We see most men like tee-totums spinning to the left and leading a dismal life. How shall we get their motive power to spin them to the right, and make them happy? The practical question is: how to use the power of sunlight to turn our mills. How can we hold up a prism to the times that shall disintegrate these rays of complex force, and then adjust a lens that shall focus the powers of good and make them turn the wheels of society? The elements are before us, ceaselessly in motion. πάντα ῥεῖ. The most adamantine institutions are cloud palaces. There is no stability anywhere; and if you have a steady eye you will see that the whole fabric is in a flux. Nor are the changes arbitrary. The formations and re-formations are governed by laws as certain as those of astronomy. Study the changes and you will find the laws. Subserve the laws and you can affect the formations. Julius Cæsar did no more.

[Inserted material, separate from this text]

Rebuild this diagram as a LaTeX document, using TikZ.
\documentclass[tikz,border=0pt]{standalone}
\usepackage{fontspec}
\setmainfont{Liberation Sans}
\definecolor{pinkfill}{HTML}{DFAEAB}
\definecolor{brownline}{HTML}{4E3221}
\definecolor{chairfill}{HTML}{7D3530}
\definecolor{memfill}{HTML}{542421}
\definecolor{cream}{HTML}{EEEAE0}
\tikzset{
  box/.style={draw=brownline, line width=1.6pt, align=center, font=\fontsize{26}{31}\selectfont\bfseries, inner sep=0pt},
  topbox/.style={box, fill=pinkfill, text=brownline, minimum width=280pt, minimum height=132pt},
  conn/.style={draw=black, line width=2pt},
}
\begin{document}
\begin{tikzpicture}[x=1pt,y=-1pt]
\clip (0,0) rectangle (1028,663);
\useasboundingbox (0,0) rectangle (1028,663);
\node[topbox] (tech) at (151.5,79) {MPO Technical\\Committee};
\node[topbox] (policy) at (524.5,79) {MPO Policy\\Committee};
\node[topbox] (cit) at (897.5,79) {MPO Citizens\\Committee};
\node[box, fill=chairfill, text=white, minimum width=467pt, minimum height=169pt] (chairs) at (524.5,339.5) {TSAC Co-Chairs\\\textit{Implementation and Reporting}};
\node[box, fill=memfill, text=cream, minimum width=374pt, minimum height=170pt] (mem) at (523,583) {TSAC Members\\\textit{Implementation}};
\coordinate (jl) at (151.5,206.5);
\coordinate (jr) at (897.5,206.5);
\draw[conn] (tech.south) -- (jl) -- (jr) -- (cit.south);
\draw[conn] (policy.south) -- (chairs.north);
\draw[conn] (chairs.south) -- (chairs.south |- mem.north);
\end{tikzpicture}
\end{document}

The strands of prejudice and passion that bind people together pulsate with life. All these fellow-citizens are human beings, and there is no one of them whom we cannot understand, reach, influence. The ordinary modes of intercourse are at hand. Chief among them you find the great machinery of government. It dwarfs every other agency, whether for good or ill. In America this machinery was designed to be at the service of anybody. It is an advertising agency for ideas, and it is very much more than this; since the fact that a man is to vote forces him to think. You may preach to a congregation by the year and not affect its thought because it is not called upon for definite action. But throw your subject into a campaign and it becomes a challenge. You can get assent to almost any proposition so long as you are not going to do anything about it. And on the other hand, no amount of verbal proof will justify a new thought until it has been put in practice.

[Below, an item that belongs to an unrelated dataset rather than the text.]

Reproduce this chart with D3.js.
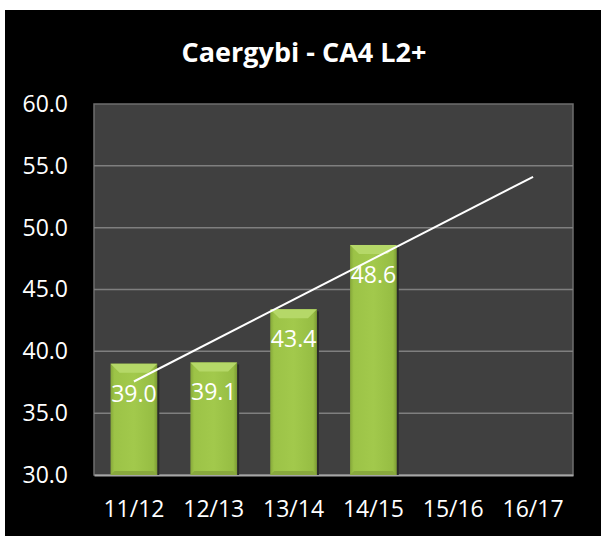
<!DOCTYPE html>
<html>
<head>
<meta charset="utf-8">
<script src="https://cdn.jsdelivr.net/npm/d3@7"></script>
<style>
  body { margin: 0; background: #ffffff; }
  text { font-family: "Open Sans", sans-serif; fill: #ffffff; }
</style>
</head>
<body>
<script>
// Datos del grafico
const periodos = ["11/12", "12/13", "13/14", "14/15", "15/16", "16/17"];
const valores = [39.0, 39.1, 43.4, 48.6];
const ticksY = [30, 35, 40, 45, 50, 55, 60];
const titulo = "Caergybi - CA4 L2+";

const W = 601, H = 536;
const margin = {top: 104, right: 28, bottom: 61, left: 94};
const width = W - margin.left - margin.right;
const height = H - margin.top - margin.bottom;

const svg = d3.select("body").append("svg")
  .attr("width", W)
  .attr("height", H);

// Fondo negro
svg.append("rect")
  .attr("x", 5).attr("y", 10)
  .attr("width", W - 5).attr("height", H - 10)
  .attr("fill", "#000000");

// Gradientes de las barras
const defs = svg.append("defs");
const grad = defs.append("linearGradient").attr("id", "barra").attr("x1", 0).attr("x2", 1).attr("y1", 0).attr("y2", 0);
grad.append("stop").attr("offset", "0%").attr("stop-color", "#86a83a");
grad.append("stop").attr("offset", "8%").attr("stop-color", "#9cc347");
grad.append("stop").attr("offset", "50%").attr("stop-color", "#a2c94c");
grad.append("stop").attr("offset", "92%").attr("stop-color", "#96bd43");
grad.append("stop").attr("offset", "100%").attr("stop-color", "#7b9a33");

const g = svg.append("g")
  .attr("transform", `translate(${margin.left},${margin.top})`);

// Escalas
const x = d3.scaleBand()
  .domain(periodos)
  .range([0, width]);

const y = d3.scaleLinear()
  .domain([30, 60])
  .range([height, 0]);

// Area del grafico
g.append("rect")
  .attr("width", width).attr("height", height)
  .attr("fill", "#404040")
  .attr("stroke", "#6e6e6e")
  .attr("stroke-width", 1.5);

// Lineas de cuadricula
g.append("g")
  .selectAll("line")
  .data(ticksY.slice(1, -1))
  .join("line")
  .attr("x1", 0).attr("x2", width)
  .attr("y1", d => y(d)).attr("y2", d => y(d))
  .attr("stroke", "#7f7f7f")
  .attr("stroke-width", 1.5);

// Eje Y
const ejeY = g.append("g")
  .call(d3.axisLeft(y).tickValues(ticksY).tickFormat(d3.format(".1f")).tickSize(0).tickPadding(26));
ejeY.select(".domain").remove();
ejeY.selectAll("text")
  .style("font-size", "23px")
  .attr("fill", "#ffffff");

// Eje X
const ejeX = g.append("g")
  .attr("transform", `translate(0,${height})`)
  .call(d3.axisBottom(x).tickSize(0).tickPadding(26));
ejeX.select(".domain").attr("stroke", "#a6a6a6").attr("stroke-width", 2);
ejeX.selectAll("text")
  .style("font-size", "23px")
  .attr("fill", "#ffffff");

// Barras
const anchoBarra = x.bandwidth() * 0.585;
const datos = valores.map((v, i) => ({periodo: periodos[i], valor: v}));

const barras = g.append("g")
  .selectAll("g")
  .data(datos)
  .join("g")
  .attr("transform", d => `translate(${x(d.periodo) + (x.bandwidth() - anchoBarra) / 2},0)`);

// sombra
barras.append("rect")
  .attr("x", 2).attr("y", d => y(d.valor) + 2)
  .attr("width", anchoBarra).attr("height", d => height - y(d.valor) - 2)
  .attr("fill", "#2a2a2a");

barras.append("rect")
  .attr("x", 0).attr("y", d => y(d.valor))
  .attr("width", anchoBarra).attr("height", d => height - y(d.valor))
  .attr("fill", "url(#barra)");

// bisel superior
const bisel = 9;
barras.append("path")
  .attr("d", d => {
    const t = y(d.valor);
    return `M0,${t}L${anchoBarra},${t}L${anchoBarra - bisel},${t + bisel}L${bisel},${t + bisel}Z`;
  })
  .attr("fill", "#b5d868");

// bisel inferior
barras.append("path")
  .attr("d", () => `M0,${height}L${anchoBarra},${height}L${anchoBarra - 4},${height - 4}L4,${height - 4}Z`)
  .attr("fill", "#88a83d");

// Etiquetas de valores
barras.append("text")
  .attr("x", anchoBarra / 2)
  .attr("y", d => y(d.valor) + 38)
  .attr("text-anchor", "middle")
  .style("font-size", "23px")
  .text(d => d3.format(".1f")(d.valor));

// Linea de tendencia (regresion lineal)
const xs = valores.map((v, i) => i + 1);
const mx = d3.mean(xs), my = d3.mean(valores);
const pendiente = d3.sum(xs, (xi, i) => (xi - mx) * (valores[i] - my)) / d3.sum(xs, xi => (xi - mx) ** 2);
const corte = my - pendiente * mx;
const tendencia = [1, periodos.length].map(k => ({periodo: periodos[k - 1], valor: corte + pendiente * k}));

g.append("path")
  .datum(tendencia)
  .attr("fill", "none")
  .attr("stroke", "#ffffff")
  .attr("stroke-width", 2)
  .attr("d", d3.line()
    .x(d => x(d.periodo) + x.bandwidth() / 2)
    .y(d => y(d.valor)));

// Titulo
svg.append("text")
  .attr("x", 304)
  .attr("y", 62)
  .attr("text-anchor", "middle")
  .style("font-size", "27px")
  .style("font-weight", "bold")
  .text(titulo);
</script>
</body>
</html>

Alas for ink and paper! There is in all speech and writing a conventional presumption that human beings shall be logical, or fixed quantities, or at least coherent creatures. For the purposes of an essay or a speech, you prove your case, and carry weight accordingly. If you are very cogent and conclusive, why, you win. Hurrah! the world is saved. But in real life there are no fixed quantities; all the terms are variables.
For example, everybody understands what is meant by the “Moral Law.” People differ only as to the application of that law. Not long ago I heard a sermon on this law, in which great stress was laid on the fact that it was a discovered law whereby the truth prevailed. Any truce with evil meant defeat for the cause of righteousness. This was the law of God, tested by experience, and in constant operation like the law of gravity, a thing you could not escape. The preacher pictured the solitary struggle of the great man seeking truth, his proclamation of the truth, the refusal of the world to receive it, and the prophet’s isolation and apparent failure. Nevertheless what the prophet said had always the same content. It was an appeal to the instincts of man upon the question of right and wrong, and in the end it was accepted.
Now the man who made this exposition, and it was admirable, is in regard to politics a believer in compromise. I think I have never known him support the idealist cause in a campaign; and upon most occasions of crisis he is found heartily throwing stones at the crusaders.